Open-end or closed-end companies
All open-end investment companies sell at NAV plus sales charge (if any). Therefore, the asking price can never be less than the NAV. Closed-end company asking prices are determined by supply and demand, so their prices are independent of the fund’s NAV.
Exempt from federal income tax
Municipal bonds are exempt from federal income tax. Treasury bonds are exempt from state tax but not federal tax. GNMAs are subject to federal, state, and local income tax.
Sell stop order
This is really two orders. The first is to “stop” at 60. That is, once the stock trades at 60 or lower, enter my order.

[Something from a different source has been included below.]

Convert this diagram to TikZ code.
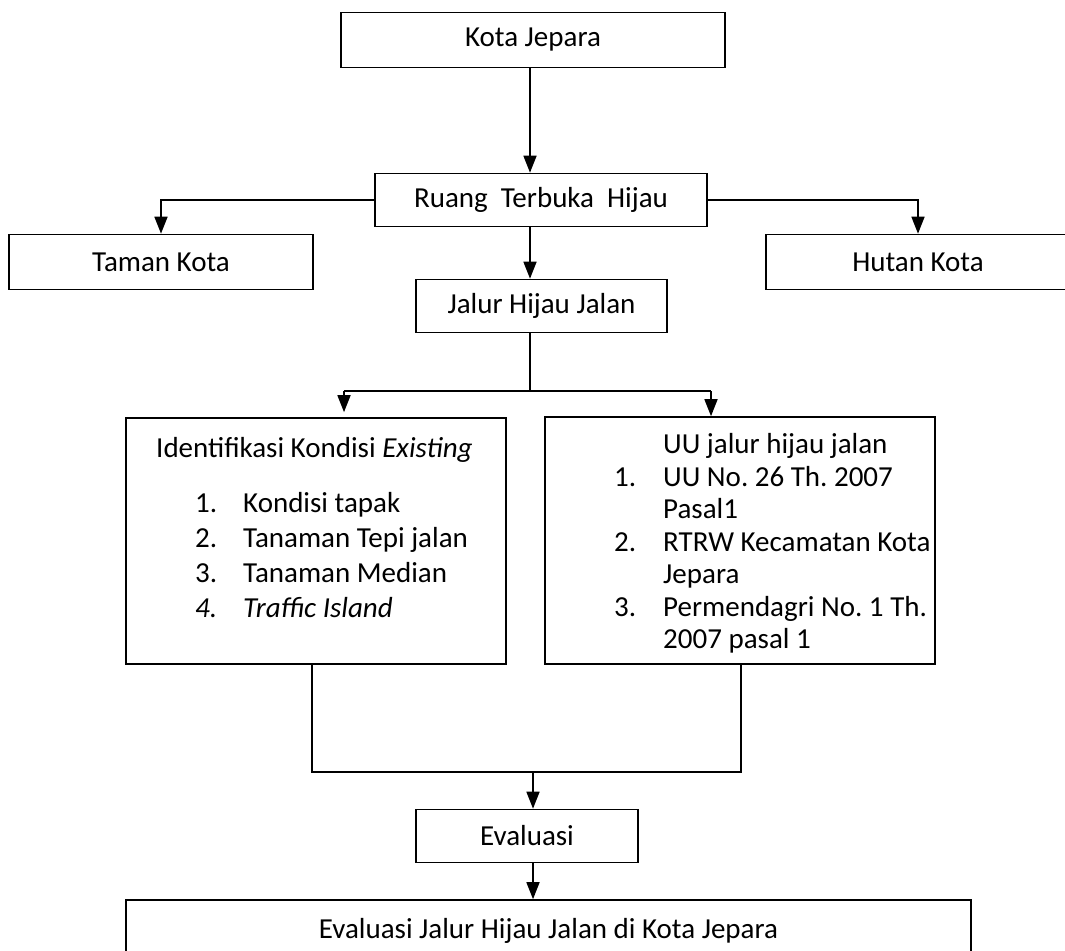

That second order is a sell, but with a limit of 60. So, the first time the stock hits 60 (or less), is the trade at 60. That triggers the sell limit. The next trade is a 59.95. Since the limit order is saying, “Get me 60 or higher, the 59.95 is not an acceptable price.” But, the next trade, 60.06 will meet the client’s goal of receiving no less than 60.
Alpha
Alpha is the difference in the expected return of the portfolio, given the portfolio’s beta and the actual return the portfolio achieved. The higher the alpha, the better the portfolio has done in achieving excess or abnormal returns. The risk of the portfolio associated with the macroeconomic factors that affect all risky assets is systematic risk. The portfolio’s average return in excess of the risk-free rate divided by the standard deviation in returns of the portfolio is the Sharpe ratio or measure. The measure of the variance in returns of a portfolio around its average return is the standard deviation.
An IAR is comparing an investment in two securities by computing the net present value of each. The available funds for investment are $20,000, and the present value of choice A is $21,223, while that of choice B is $18,946. Based on this information, it would be correct to state that
Anytime the present value is higher than the cost of the investment, the NPV is positive and you will have made a profitable investment. Therefore, purchasing choice A would result in an increase to the investor’s present wealth because buying something for $20,000 that has a present value of $21,223 gives the investor that added value.